Furthermore, Fitch was positive about Korea’s fiscal sustainability and various government policies such as the ongoing corporate restructuring.

“Fitch, however, warned that there still are geopolitical risks remaining here in Korea due to North Korea and that South Korea should approach them carefully to deal with such risks,” said Choi Ji-young, a director at the Finance Ministry.

According to the Finance Ministry, Finance Minister Yoo appreciated Fitch’s positive view of Korea’s economy, even though major credit ratings agencies are downgrading countries around the world.

“Finance Minister Yoo has told the Fitch officials that the government is managing uncertainties both domestic and overseas, while focusing on improving the domestic economic conditions by pushing through various fiscal policies, including that of executing a supplementary budget,” said Choi. “Furthermore, Yoo and Rookmaaker discussed ongoing structural reforms in four sectors of the Korean economy: labor, education, public administration and finances.”

According to the Finance Ministry, Yoo told Fitch that the Korean economy has remained very stable and some economic figures have improved compared to Sept. 2012, which was when the ratings agency upgraded Korea’s rating by one notch from A+ to AA-.

Standard and Poor’s (S&P) upgraded Korea’s sovereign credit rating to a record high of AA from AA- earlier this month, and Moody’s gave Korea the ranking of Aa2, which is equivalent to S&P’s AA, in December.

S&P said Korea’s superior track record of steady economic growth has generated a prosperous economy, greater fiscal and monetary flexibility, and continual improvements in external metrics, in a press release earlier this month.

AA is the third highest credit ratings and Korea now ranks with Great Britain, France and Belgium in S&P’s ratings.
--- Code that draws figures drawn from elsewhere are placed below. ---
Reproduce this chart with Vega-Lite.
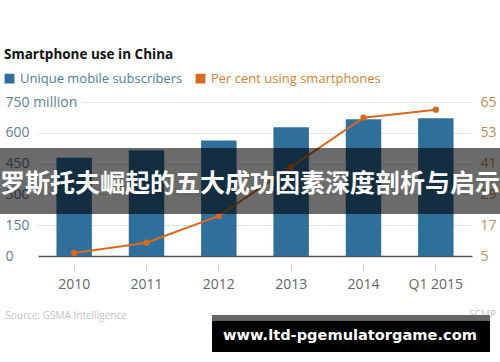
{
  "$schema": "https://vega.github.io/schema/vega-lite/v6.json",
  "width": 434,
  "height": 154,
  "autosize": {"type": "none"},
  "padding": {"left": 38, "top": 102, "right": 28, "bottom": 106},
  "background": "white",
  "config": {"view": {"stroke": null}, "font": "Open Sans"},
  "title": {"text": "Smartphone use in China", "anchor": "start", "frame": "group", "dx": -34, "dy": -11, "offset": 0, "fontSize": 13.5, "fontWeight": "bold", "color": "#111111", "font": "Open Sans"},
  "data": {"values": [
    {"year": "2010", "subs": 479, "pct": 6.2},
    {"year": "2011", "subs": 515, "pct": 10.2},
    {"year": "2012", "subs": 563, "pct": 20.6},
    {"year": "2013", "subs": 627, "pct": 39.7},
    {"year": "2014", "subs": 666, "pct": 58.9},
    {"year": "Q1 2015", "subs": 671, "pct": 62.0}
  ]},
  "encoding": {
    "x": {
      "field": "year", "type": "ordinal", "sort": null,
      "scale": {"paddingInner": 0.51, "paddingOuter": 0.255},
      "axis": {
        "labelAngle": 0, "labelFontSize": 14, "labelColor": "#666666", "domain": false,
        "ticks": true, "tickColor": "#cccccc", "tickSize": 6, "offset": 8, "labelPadding": 7,
        "title": "Source: GSMA Intelligence", "titleFontSize": 10, "titleColor": "#c4c4c4",
        "titleFontWeight": "normal", "titleAnchor": "start", "titleAlign": "left",
        "titleX": -33, "titleY": 51, "titleBaseline": "middle"
      }
    }
  },
  "layer": [
    {
      "mark": {"type": "bar"},
      "encoding": {
        "y": {
          "field": "subs", "type": "quantitative", "scale": {"domain": [0, 750]},
          "axis": {
            "orient": "left", "values": [0, 150, 300, 450, 600, 750],
            "labelExpr": "datum.value == 750 ? '750 million' : datum.label",
            "labelAlign": "left", "labelPadding": 33, "ticks": false, "domain": false,
            "grid": true,
            "gridColor": {"condition": {"test": "datum.value == 0", "value": "#555555"}, "value": "#e3e3e3"},
            "gridWidth": {"condition": {"test": "datum.value == 0", "value": 1.5}, "value": 1},
            "gridDash": {"condition": {"test": "datum.value == 750", "value": [0, 44, 400]}, "value": []},
            "labelColor": "#5b8197", "labelFontSize": 14, "labelBaseline": "middle", "title": null
          }
        },
        "color": {
          "datum": "Unique mobile subscribers",
          "scale": {"domain": ["Unique mobile subscribers", "Per cent using smartphones"], "range": ["#2f6f9c", "#d9691e"]},
          "legend": {
            "orient": "none", "legendX": -35, "legendY": -30, "direction": "horizontal", "title": null,
            "symbolType": "square", "symbolSize": 70, "labelFontSize": 13, "columnPadding": 10,
            "labelOffset": 4, "labelLimit": 400,
            "encode": {
              "symbols": {"update": {
                "fill": {"signal": "datum.value == 'Unique mobile subscribers' ? '#2f6f9c' : '#d9691e'"},
                "stroke": {"value": "transparent"}, "opacity": {"value": 1}
              }},
              "labels": {"update": {
                "fill": {"signal": "datum.value == 'Unique mobile subscribers' ? '#4a7fa0' : '#e07f2a'"}
              }}
            }
          }
        }
      }
    },
    {
      "mark": {"type": "line", "strokeWidth": 2, "point": {"filled": true, "size": 40}},
      "encoding": {
        "y": {
          "field": "pct", "type": "quantitative", "scale": {"domain": [5, 65]},
          "axis": {
            "orient": "right", "values": [5, 17, 29, 41, 53, 65], "domain": false, "ticks": false,
            "grid": false, "labelColor": "#c98a4f", "labelFontSize": 14, "labelPadding": 8, "title": null
          }
        },
        "color": {"datum": "Per cent using smartphones"}
      }
    },
    {
      "data": {"values": [{"t": "SCMP"}]},
      "mark": {"type": "text", "align": "right", "baseline": "middle", "fontSize": 10, "color": "#c4c4c4"},
      "encoding": {"text": {"field": "t"}, "x": {"value": 458}, "y": {"value": 213}}
    },
    {
      "data": {"values": [{"t": "罗斯托夫崛起的五大成功因素深度剖析与启示"}]},
      "layer": [
        {
          "mark": {"type": "rect", "color": "black", "opacity": 0.58},
          "encoding": {"x": {"value": -38}, "x2": {"value": 462}, "y": {"value": 46}, "y2": {"value": 112}}
        },
        {
          "mark": {"type": "text", "align": "center", "baseline": "middle", "fontSize": 25, "font": "Noto Sans CJK SC", "fontWeight": "bold", "color": "white"},
          "encoding": {"text": {"field": "t"}, "x": {"value": 212}, "y": {"value": 82}}
        }
      ]
    },
    {
      "data": {"values": [{"t": "www.ltd-pgemulatorgame.com"}]},
      "layer": [
        {
          "mark": {"type": "rect", "color": "black"},
          "encoding": {"x": {"value": 174}, "x2": {"value": 452}, "y": {"value": 213}, "y2": {"value": 250}}
        },
        {
          "mark": {"type": "rect", "color": "#666666"},
          "encoding": {"x": {"value": 174}, "x2": {"value": 452}, "y": {"value": 213}, "y2": {"value": 219}}
        },
        {
          "mark": {"type": "text", "align": "center", "baseline": "middle", "fontSize": 14.6, "font": "DejaVu Sans", "fontWeight": "bold", "color": "white"},
          "encoding": {"text": {"field": "t"}, "x": {"value": 312}, "y": {"value": 234}}
        }
      ]
    }
  ],
  "resolve": {"scale": {"y": "independent"}}
}
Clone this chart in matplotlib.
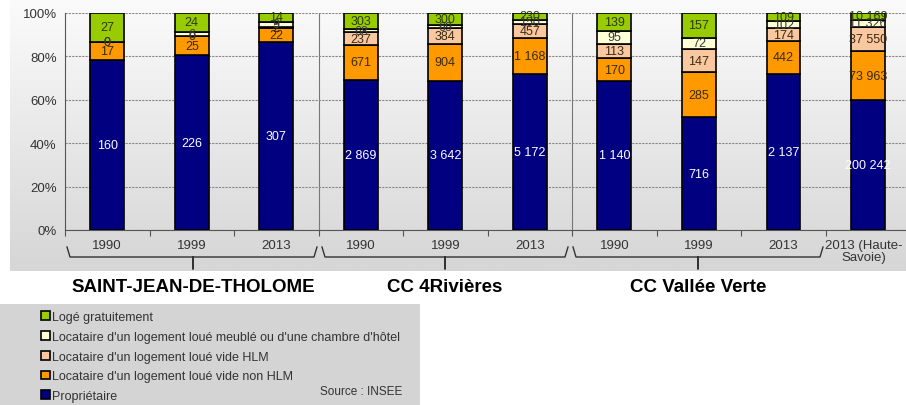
import matplotlib
matplotlib.use('agg')

import matplotlib.pyplot as plt
import numpy as np
from matplotlib.patches import Rectangle
from matplotlib.lines import Line2D

plt.rcParams['font.family'] = ['Liberation Sans', 'DejaVu Sans']

years = ['1990', '1999', '2013', '1990', '1999', '2013', '1990', '1999', '2013',
         '2013 (Haute-\nSavoie)']
groups = ['SAINT-JEAN-DE-THOLOME', 'CC 4Rivières', 'CC Vallée Verte']

proprietaire = [160, 226, 307, 2869, 3642, 5172, 1140, 716, 2137, 200242]
vide_non_hlm = [17, 25, 22, 671, 904, 1168, 170, 285, 442, 73963]
vide_hlm = [0, 0, 2, 237, 384, 457, 113, 147, 174, 37550]
meuble = [0, 6, 9, 68, 69, 150, 95, 72, 102, 11326]
gratuit = [27, 24, 14, 303, 300, 230, 139, 157, 109, 10169]

series = [
    ('Propriétaire', proprietaire, '#000080', 'white'),
    ("Locataire d'un logement loué vide non HLM", vide_non_hlm, '#ff9900', '#3a2a10'),
    ("Locataire d'un logement loué vide HLM", vide_hlm, '#fac8a0', '#3a2a10'),
    ("Locataire d'un logement loué meublé ou d'une chambre d'hôtel", meuble, '#ffffd8', '#3a3a3a'),
    ('Logé gratuitement', gratuit, '#99cc00', '#2a3a10'),
]

W, H = 906, 406
fig = plt.figure(figsize=(W / 100, H / 100), dpi=100)

# grey gradient panel behind the chart
bg = fig.add_axes([10 / W, 1 - 272 / H, 1 - 10 / W, 272 / H])
grad = np.linspace(0, 1, 100).reshape(-1, 1)
bg.imshow(grad, aspect='auto', cmap=matplotlib.colors.LinearSegmentedColormap.from_list(
    'g', ['#fbfbfb', '#d6d6d6']), extent=[0, 1, 0, 1], origin='upper')
bg.set_axis_off()

ax = fig.add_axes([65 / W, 1 - 231 / H, 1 - 65 / W, 217 / H])
ax.patch.set_alpha(0)

totals = np.sum([s[1] for s in series], axis=0)
x = np.arange(len(years))
bottom = np.zeros(len(years))
for name, vals, color, tcol in series:
    share = np.array(vals) / totals * 100
    ax.bar(x, share, 0.4, bottom=bottom, color=color, edgecolor='black', linewidth=1.2,
           label=name, zorder=3)
    for i, v in enumerate(vals):
        lab = f'{v:,}'.replace(',', ' ')
        ax.text(x[i], bottom[i] + share[i] / 2, lab, ha='center', va='center',
                fontsize=9, color=tcol, zorder=4)
    bottom += share

ax.set_xlim(-0.5, 9.45)
ax.set_ylim(0, 100)
ax.set_yticks(range(0, 101, 20))
ax.set_yticklabels([f'{v}%' for v in range(0, 101, 20)], fontsize=9.5, color='#333333')
ax.yaxis.grid(True, linestyle=(0, (2, 1)), color='#888888', linewidth=0.8, zorder=0)
ax.set_xticks(np.arange(-0.5, 9.5, 1))
ax.set_xticklabels([])
ax.tick_params(axis='x', length=4, direction='out', color='#555555')
ax.tick_params(axis='y', length=0, pad=6)
for side in ['top', 'right']:
    ax.spines[side].set_visible(False)
ax.spines['left'].set_color('#555555')
ax.spines['bottom'].set_color('#555555')
for b in [2.5, 5.5]:
    ax.axvline(b, color='#777777', linewidth=0.8, zorder=1)

for i, lab in enumerate(years):
    ax.text(x[i] - (0.05 if i == 9 else 0), -4, lab, ha='center', va='top', fontsize=9.5,
            color='#333333', clip_on=False, linespacing=1.0)

# braces and group names
def fx(px):
    return px / W

def fy(py):
    return 1 - py / H

brace_spans = [(67, 317, 193), (322, 568, 445), (573, 823, 698)]
for (x0, x1, xc), name in zip(brace_spans, groups):
    pts_x = [x0, x0 + 3, xc - 3, xc, xc, xc, xc + 3, x1 - 3, x1]
    pts_y = [248, 258, 258, 258, 270, 258, 258, 258, 248]
    fig.add_artist(Line2D([fx(p) for p in pts_x], [fy(p) for p in pts_y],
                          color='#333333', linewidth=1.0))
    fig.text(fx(xc), fy(288), name, ha='center', va='center', fontsize=13.5,
             fontweight='bold', color='black')

# legend box
fig.add_artist(Rectangle((0, 0), 420 / W, 101 / H, transform=fig.transFigure,
                         facecolor='#d4d4d4', edgecolor='none'))
handles, labels = ax.get_legend_handles_labels()
leg = fig.legend(handles[::-1], labels[::-1], loc='upper left',
                 bbox_to_anchor=(36 / W, fy(307)), frameon=False, fontsize=9,
                 handlelength=0.7, handleheight=0.7, handletextpad=0.2,
                 labelspacing=0.62, borderaxespad=0)
for t in leg.get_texts():
    t.set_color('#333333')
fig.text(fx(402), fy(392), 'Source : INSEE', ha='right', va='center', fontsize=8.5,
         color='#333333')

fig.savefig('out.png', dpi=100)
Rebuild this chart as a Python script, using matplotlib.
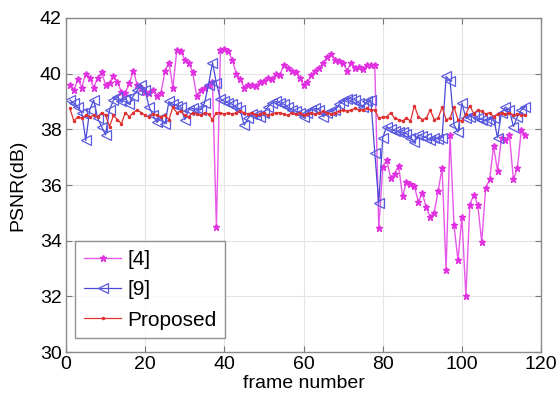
import matplotlib
matplotlib.use("Agg")
import matplotlib.pyplot as plt
import numpy as np

plt.rcParams['font.family'] = ['Liberation Sans', 'DejaVu Sans']

frames = list(range(1, 117))

psnr_ref4 = [
    39.6, 39.4, 39.8, 39.5, 40.0, 39.85, 39.5, 39.85, 40.05, 39.6,
    39.65, 39.9, 39.7, 39.35, 39.3, 39.65, 40.1, 39.6, 39.5, 39.35,
    39.3, 39.4, 39.2, 39.3, 40.1, 40.4, 39.5, 40.85, 40.8, 40.5,
    40.4, 40.05, 39.2, 39.4, 39.5, 39.6, 39.7, 34.5, 40.85, 40.9,
    40.8, 40.5, 40.0, 39.8, 39.5, 39.6, 39.6, 39.55, 39.7, 39.75,
    39.85, 39.8, 40.0, 39.95, 40.3, 40.2, 40.1, 40.05, 39.85, 39.6,
    39.7, 39.95, 40.1, 40.2, 40.4, 40.6, 40.7, 40.5, 40.45, 40.4,
    40.1, 40.4, 40.2, 40.25, 40.15, 40.3, 40.3, 40.3, 34.45, 36.65,
    36.9, 36.25, 36.4, 36.7, 35.6, 36.1, 36.05, 35.95, 35.4, 35.7,
    35.2, 34.85, 35.0, 35.8, 36.6, 32.95, 37.8, 34.55, 33.3, 34.85,
    32.0, 35.3, 35.65, 35.3, 33.95, 35.9, 36.2, 37.4, 36.5, 37.7,
    37.6, 37.8, 36.2, 36.6, 37.97, 37.8,
]

psnr_ref9 = [
    39.05, 38.95, 38.8, 38.6, 37.6, 38.7, 39.05, 38.4, 38.1, 37.8,
    38.7, 39.05, 39.15, 39.0, 39.1, 38.9, 39.2, 39.4, 39.6, 39.4,
    38.8, 38.5, 38.25, 38.4, 38.2, 39.0, 38.9, 38.85, 38.8, 38.35,
    38.7, 38.75, 38.7, 38.7, 38.95, 39.6, 40.4, 39.65, 39.1, 39.0,
    38.95, 38.9, 38.8, 38.7, 38.15, 38.4, 38.55, 38.5, 38.45, 38.6,
    38.8, 38.95, 39.0, 38.95, 38.9, 38.8, 38.7, 38.65, 38.6, 38.45,
    38.6, 38.7, 38.75, 38.7, 38.45, 38.6, 38.65, 38.7, 38.9, 39.0,
    39.1, 39.1, 39.05, 38.95, 38.8, 39.0, 39.05, 37.15, 35.35, 37.7,
    38.1, 38.0, 37.95, 37.9, 37.9, 37.85, 37.7, 37.55, 37.8, 37.75,
    37.7, 37.6, 37.7, 37.65, 37.7, 39.9, 39.75, 38.15, 37.9, 38.95,
    38.4, 38.45, 38.5, 38.4, 38.35, 38.3, 38.35, 38.4, 37.7, 38.6,
    38.8, 38.7, 38.1, 38.45, 38.7, 38.8,
]

psnr_proposed = [
    38.75, 38.3, 38.45, 38.4, 38.5, 38.45, 38.5, 38.45, 38.6, 38.5,
    38.1, 38.5, 38.35, 38.2, 38.6, 38.45, 38.6, 38.7, 38.6, 38.5,
    38.45, 38.55, 38.5, 38.45, 38.5, 38.35, 38.8, 38.6, 38.65, 38.5,
    38.45, 38.6, 38.55, 38.5, 38.6, 38.55, 38.35, 38.6, 38.6, 38.55,
    38.6, 38.55, 38.6, 38.65, 38.6, 38.55, 38.6, 38.5, 38.55, 38.6,
    38.5, 38.55, 38.6, 38.6, 38.55, 38.5, 38.6, 38.55, 38.6, 38.5,
    38.55, 38.6, 38.55, 38.6, 38.65, 38.6, 38.55, 38.6, 38.65, 38.7,
    38.65, 38.7, 38.75, 38.7, 38.7, 38.75, 38.7, 38.7, 38.4, 38.45,
    38.45, 38.6, 38.4, 38.35, 38.3, 38.4, 38.3, 38.85, 38.45, 38.35,
    38.4, 38.7, 38.35, 38.4, 38.8, 38.35, 38.4, 38.8, 38.35, 38.3,
    38.55, 38.85, 38.55, 38.7, 38.65, 38.55, 38.6, 38.45, 38.55, 38.6,
    38.55, 38.6, 38.5, 38.55, 38.5, 38.5,
]

series_labels = ['[4]', '[9]', 'Proposed']
x_ticks = [0, 20, 40, 60, 80, 100, 120]
y_ticks = [30, 32, 34, 36, 38, 40, 42]

fig = plt.figure(figsize=(5.59, 4.08), dpi=100)
ax = fig.add_axes([0.118, 0.137, 0.850, 0.819])

ax.plot(frames, psnr_ref4, color='#e858e8', lw=1.0, marker='*',
        ms=5, mec='#e030e0', mfc='#e030e0', label=series_labels[0])
ax.plot(frames, psnr_ref9, color='#4a4ad8', lw=0.9, marker='<',
        ms=7, mfc='none', mec='#5a5ae0', mew=0.9, label=series_labels[1])
ax.plot(frames, psnr_proposed, color='#e03030', lw=0.9, marker='.',
        ms=3, label=series_labels[2])

ax.set_xlim(0, 120)
ax.set_ylim(30, 42)
ax.set_xticks(x_ticks)
ax.set_yticks(y_ticks)
ax.grid(True, color='#e4e4e4', lw=0.8)
ax.set_axisbelow(True)
ax.tick_params(direction='in', top=True, right=True, labelsize=14,
               length=4, color='#777777', pad=3)
for s in ax.spines.values():
    s.set_color('#8a8a8a')
    s.set_linewidth(1.0)

ax.set_xlabel('frame number', fontsize=14, labelpad=1)
ax.set_ylabel('PSNR(dB)', fontsize=14, labelpad=10)

leg = ax.legend(loc='lower left', bbox_to_anchor=(0.02, 0.042),
                fontsize=15, frameon=True, fancybox=False,
                handlelength=1.8, handletextpad=0.3, borderpad=0.4,
                labelspacing=0.55, borderaxespad=0)
leg.get_frame().set_edgecolor('#777777')
leg.get_frame().set_linewidth(1.0)

fig.savefig('out.png', dpi=100)
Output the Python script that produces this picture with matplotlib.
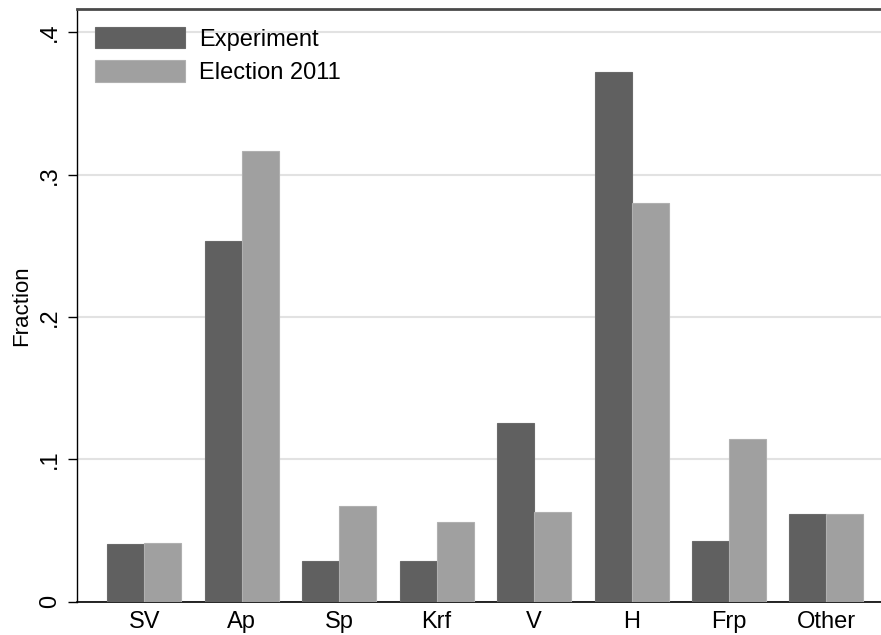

Fitch is the only major credit agency that gives Korea an AA- grade, or the fourth highest credit rating, among the three major agencies.

Ever since Oct. 2005, Korea’s ratings remained at A+ for more than 6 years, or until Sept. 2012, when Fitch decided to upgrade it one notch higher to AA-.

Korea ranks with Saudi Arabia in Moody’s ranking system, and there are nine countries that are ranked higher than Korea: the United States, Germany, Canada, Australia, Singapore, Hong Kong, the United Kingdom, France and Belgium.

Meanwhile, Korea’s annual meeting with Moody’s is scheduled for the second week of September.